On almost every song, Adams sings of being out of place, seeking a home, having fallen away from the people or circumstances that once secured him. He’s in new orbits, either searching or aimless — in cars, on foot, in the night, in the day — just trying to reckon with what life has dealt him, and with a world where he feels he no longer belongs. It’s a distillation of the major Springsteenian themes, they’ve been gutted; Ryan Adams offers no point of redemption, and no one is saved by a woman’s love or by leaving town. On “Shadows” and “Trouble,” he’s humbled by mortality, the finiteness of time and that knowledge that he might have enough left to set mistakes right. “Shadows” attempts hope, trying to spark romantic fantasy while acknowledging the futility of it: “Put your arms around me/ let’s go for a ride/ How long do I have here with you? How long?” Trying to breathe a little life into a dead love, he sounds resigned. When he flips up to a falsetto and draws that final “long” for a full two measures, he reveals his bare yearning. Underneath the album’s dark pall is something incredibly tender.

“All my life… holding everything/ like it was broken,” he sings on “Gimme Something Good,” following with the title’s plea, a demand that builds to self-mockery; it’s the sobering realization of all you’ve pissed away while looking for some thrill, realizing that all the time you spent thinking the world was the problem, but finding out the problem was you — that you manufactured your own misery. While there are plenty of fuck you’s on this album (most notably to the new boyfriend on “Kim”), most of the accusations are directed inward.
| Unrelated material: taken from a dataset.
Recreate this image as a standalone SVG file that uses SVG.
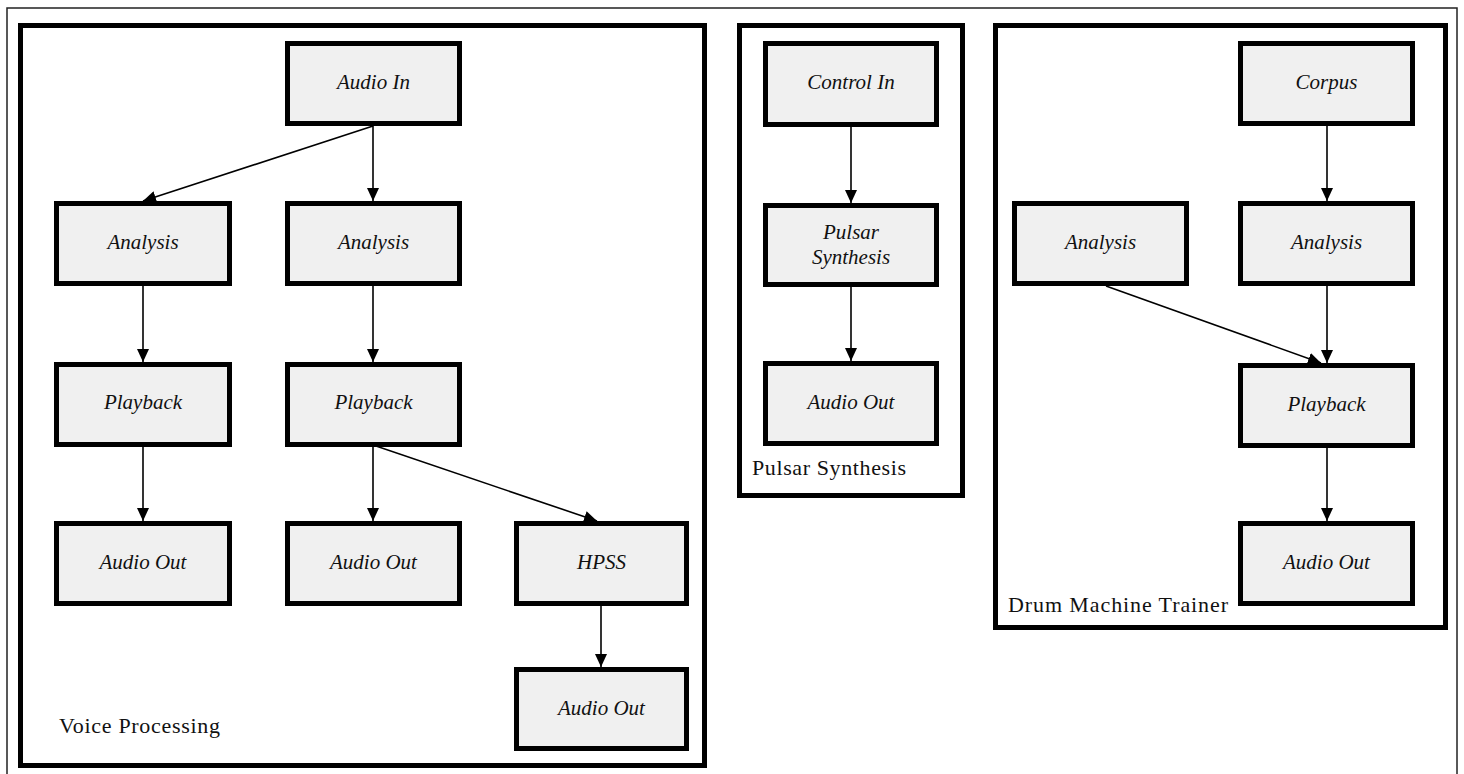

Illuminating agony has always been Adams’ vocation, but this album is bleak even for him. It is also closer to a return to Heartbreaker than most anything else he’s done because of its vulnerability. It’s an album gripped by need, tethered to that first perfect solo album in the frailty of songs like “My Wreckin’ Ball.” As cultural critic David Dark has suggested, perhaps we are at our best when we are bewildered. Adams’ great skill is in his ability to draw us into this feel-bad wilderness with him, and to wrap his despair in corny ’80s indulgences. In the end, Ryan Adams‘s flaws make it one of the true successes of his career.